Vere e proprie dimissioni di massa, ma il senatore Vito Petrocelli, che con le sue posizioni filo-putiniane e contro il governo Draghi (definito interventista per la decisione di inviare le armi in Ucraina), non solo non molla la presidenza della commissione Esteri del Senato, ma va avanti e rilancia.

Perché se l’addio in blocco dei membri della commissione sarà il primo passo per portarlo ad abbandonare la poltrona, l’ex senatore grillino (ma appartiene comunque ancora al gruppo parlamentare dei Cinque Stelle) ha già annunciato la sua prossima contromossa: “Non mi dimetterò e in ogni caso farò ricorso alla Corte Costituzionale”, ha spiegato.

Così tutti i venti componenti della commissione Esteri del Senato - escluso Petrocelli appunto - si sono dimessi dal loro ruolo istituzionale. Si tratta dei quattro senatori del M5S tra cui la vicepresidente del Senato, Paola Taverna, i quattro della Lega fra cui il leader Matteo Salvini, i tre componenti di Forza Italia e altrettanti per il Pd e per il gruppo Misto, Pier Ferdinando Casini (Autonomie), Garavini (Iv), Adolfo Urso (Fdi).
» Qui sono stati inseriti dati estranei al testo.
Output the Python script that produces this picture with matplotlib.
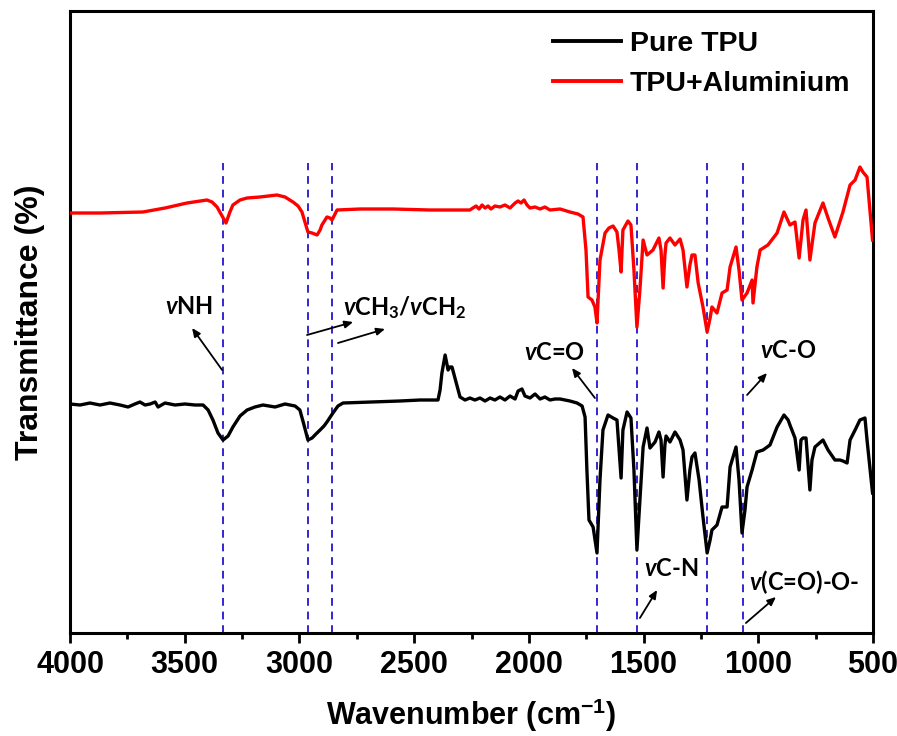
import matplotlib
matplotlib.use("Agg")
import matplotlib.pyplot as plt
from matplotlib import font_manager as fm
from matplotlib.ticker import MultipleLocator

# ---------------- data (wavenumber in cm-1, transmittance in arbitrary units) ----------------
pure_wn = [4000, 3956, 3913, 3869, 3826, 3782, 3747, 3717, 3695, 3673, 3651, 3629, 3616, 3586,
           3542, 3499, 3455, 3420, 3398, 3377, 3355, 3333, 3311, 3290, 3259, 3228, 3194, 3159,
           3106, 3063, 3019, 2998, 2980, 2963, 2945, 2928, 2910, 2893, 2880, 2854, 2832, 2810,
           2692, 2562, 2474, 2396, 2387, 2379, 2365, 2352, 2344, 2335, 2322, 2300, 2278, 2257,
           2235, 2213, 2191, 2169, 2148, 2126, 2104, 2082, 2060, 2047, 2030, 2017, 1995, 1973,
           1951, 1930, 1908, 1886, 1864, 1842, 1821, 1790, 1768, 1755, 1747, 1738, 1720, 1703,
           1690, 1677, 1655, 1633, 1616, 1598, 1590, 1572, 1555, 1542, 1529, 1516, 1502, 1485,
           1472, 1450, 1433, 1424, 1415, 1407, 1402, 1385, 1363, 1341, 1328, 1311, 1298, 1289,
           1276, 1258, 1241, 1223, 1210, 1202, 1180, 1158, 1136, 1123, 1097, 1084, 1071, 1058,
           1049, 1027, 1006, 979, 949, 918, 888, 870, 862, 840, 822, 814, 805, 792, 775, 766,
           753, 718, 696, 666, 644, 631, 613, 600, 578, 557, 535, 526, 502]
pure_t = [229, 228, 230, 228, 230, 228, 226, 229, 231, 228, 229, 231, 226, 230,
          228, 229, 228, 228, 223, 213, 200, 193, 197, 206, 217, 223, 226, 228,
          226, 229, 227, 223, 208, 193, 195, 199, 203, 207, 211, 220, 227, 230,
          231, 232, 233, 233, 243, 260, 278, 263, 266, 266, 255, 236, 233, 235,
          233, 235, 232, 235, 233, 236, 233, 237, 234, 242, 244, 237, 235, 239,
          234, 236, 233, 234, 234, 233, 232, 230, 227, 216, 163, 113, 106, 80,
          153, 203, 218, 215, 213, 155, 203, 221, 215, 163, 83, 133, 186, 205,
          185, 191, 201, 193, 156, 188, 197, 191, 201, 193, 183, 133, 163, 176,
          180, 153, 116, 80, 93, 103, 108, 126, 126, 166, 186, 153, 100, 123,
          146, 163, 181, 183, 188, 206, 218, 213, 208, 195, 163, 193, 195, 195, 143, 173,
          186, 193, 183, 173, 173, 172, 170, 193, 203, 213, 215, 193, 140]

alu_wn = [4000, 3869, 3682, 3586, 3490, 3433, 3403, 3381, 3359, 3337, 3320, 3303, 3290, 3259,
          3228, 3172, 3098, 3063, 3028, 3006, 2989, 2976, 2963, 2945, 2923, 2910, 2902, 2880,
          2867, 2858, 2836, 2736, 2592, 2431, 2257, 2244, 2230, 2217, 2204, 2191, 2178, 2165,
          2148, 2126, 2104, 2082, 2060, 2047, 2034, 2021, 2008, 1995, 1973, 1951, 1930, 1908,
          1864, 1821, 1786, 1764, 1751, 1742, 1725, 1712, 1703, 1690, 1668, 1651, 1633, 1616,
          1607, 1598, 1590, 1568, 1555, 1542, 1529, 1516, 1502, 1485, 1459, 1433, 1424, 1415,
          1407, 1402, 1385, 1363, 1341, 1328, 1311, 1298, 1289, 1276, 1262, 1241, 1223, 1210,
          1202, 1180, 1158, 1136, 1123, 1097, 1084, 1071, 1049, 1027, 1023, 1006, 992, 958,
          918, 888, 862, 840, 822, 805, 792, 775, 753, 718, 696, 666, 631, 600, 578, 557,
          544, 526, 502]
alu_t = [420, 420, 421, 425, 430, 432, 433, 431, 426, 417, 410, 421, 428, 433,
         435, 436, 438, 436, 431, 427, 421, 411, 401, 400, 398, 403, 408, 416,
         415, 413, 423, 424, 424, 423, 423, 425, 427, 424, 428, 425, 427, 424,
         427, 426, 428, 425, 430, 432, 430, 433, 428, 425, 426, 424, 426, 423,
         424, 421, 419, 416, 383, 336, 333, 326, 310, 373, 400, 405, 407, 401,
         383, 361, 403, 412, 408, 363, 306, 343, 393, 378, 383, 395, 383, 345,
         378, 390, 395, 388, 394, 383, 346, 368, 378, 378, 350, 326, 301, 315,
         326, 320, 340, 343, 366, 386, 363, 333, 340, 353, 330, 366, 383, 388,
         400, 421, 408, 411, 375, 413, 423, 373, 410, 430, 415, 396, 421, 448, 453, 466,
         461, 456, 393]

band_positions = [3333, 2963, 2858, 1703, 1529, 1223, 1067]
x_ticks = [4000, 3500, 3000, 2500, 2000, 1500, 1000, 500]
series_labels = ["Pure TPU", "TPU+Aluminium"]

# ---------------- fonts ----------------
names = {f.name for f in fm.fontManager.ttflist}
wide = "Liberation Sans"
anno_font = "Lato" if "Lato" in names else "Open Sans"

plt.rcParams["mathtext.fontset"] = "custom"
plt.rcParams["mathtext.rm"] = f"{anno_font}:bold"
plt.rcParams["mathtext.it"] = f"{anno_font}:italic:bold"
plt.rcParams["mathtext.bf"] = f"{anno_font}:bold"
plt.rcParams["mathtext.sf"] = f"{wide}:bold"

fig = plt.figure(figsize=(8.97, 7.36), dpi=100)
ax = fig.add_axes([70 / 897, 103 / 736, 803 / 897, 622 / 736])

l_red, = ax.plot(alu_wn, alu_t, color="#ff0000", lw=2.4, zorder=3)
l_blk, = ax.plot(pure_wn, pure_t, color="black", lw=2.4, zorder=3)

ax.vlines(band_positions, 0, 470, colors="#3526cf", linestyles=(0, (4, 3)), lw=1.4, zorder=2)

ax.set_xlim(4000, 500)
ax.set_ylim(0, 622)
ax.set_xticks(x_ticks)
ax.xaxis.set_minor_locator(MultipleLocator(250))
ax.set_yticks([])
for s in ax.spines.values():
    s.set_linewidth(2.2)
ax.tick_params(axis="x", which="major", direction="out", length=7, width=2, pad=5)
ax.tick_params(axis="x", which="minor", direction="out", length=4.5, width=2)
for lab in ax.get_xticklabels():
    lab.set_fontfamily(wide)
    lab.set_fontweight("bold")
    lab.set_fontsize(22)

ax.set_xlabel(r"Wavenumber (cm$^{\mathsf{-1}}$)", fontfamily=wide, fontweight="bold",
              fontsize=22, labelpad=12)
ax.set_ylabel("Transmittance (%)", fontfamily=wide, fontweight="bold", fontsize=23, labelpad=18)

leg = ax.legend([l_blk, l_red], series_labels, loc="upper left",
                bbox_to_anchor=((553 - 70) / 803, (633 - 31) / 622), frameon=False,
                prop={"family": wide, "weight": "bold", "size": 20.5},
                handlelength=2.4, handletextpad=0.3, labelspacing=0.5,
                borderpad=0, borderaxespad=0)
for h in leg.get_lines():
    h.set_linewidth(2.8)

afont = dict(fontfamily=anno_font, fontweight="bold", fontsize=17, ha="center", va="center")
arrow = dict(arrowstyle="-|>,head_length=0.5,head_width=0.22", lw=1.3, color="black",
             shrinkA=0, shrinkB=0)

ax.text(3481, 326, r"$v$NH", **afont)
ax.annotate("", xy=(3468, 305), xytext=(3337, 263), arrowprops=arrow)
ax.text(2540, 325, r"$v$CH$_3$/$v$CH$_2$", **afont)
ax.annotate("", xy=(2766, 311), xytext=(2967, 298), arrowprops=arrow)
ax.annotate("", xy=(2627, 304), xytext=(2832, 290), arrowprops=arrow)
ax.text(1890, 281, r"$v$C=O", **afont)
ax.annotate("", xy=(1812, 265), xytext=(1712, 235), arrowprops=arrow)
ax.text(870, 283, r"$v$C-O", **afont)
ax.annotate("", xy=(962, 260), xytext=(1049, 238), arrowprops=arrow)
ax.text(1380, 65, r"$v$C-N", **afont)
ax.annotate("", xy=(1441, 43), xytext=(1516, 15), arrowprops=arrow)
ax.text(801, 51, r"$v$(C=O)-O-", **afont)
ax.annotate("", xy=(923, 36), xytext=(1054, 10), arrowprops=arrow)

fig.savefig("out.png", dpi=100)
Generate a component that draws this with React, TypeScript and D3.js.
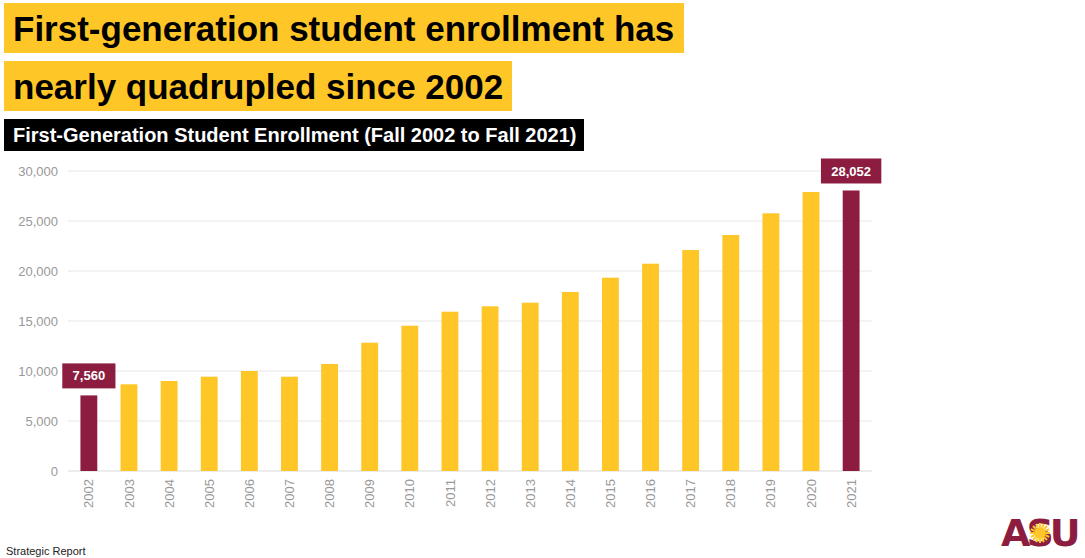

A dare il primo segnale erano stati martedì 3 maggio gli esponenti del Pd che avevano rimesso il proprio mandato nelle mani della capogruppo Simona Malpezzi. Il giorno successivo su indicazione del leader di M5S Giuseppe Conte si sono dimessi tutti i quattro senatori del M5S che fanno parte della commissione Esteri. Compreso Alberto Airola che sembrava contrario.

Lettere di dimissioni anche da parte dei leghisti, compreso il leader Matteo Salvini. Dimissionario anche Adolfo Urso, unico esponente di Fratelli d’Italia, forza che non sostiene il governo. Alla fine si è dimesso anche Emanuele Dessì, che si era detto contrario alla mossa anti-Petrocelli: ma il senatore, ex M5S, uscito dal movimento perché in disaccordo con il sostegno al governo Draghi e ora nel gruppo Misto con il Partito comunista, si è allineato alla decisione degli altri componenti.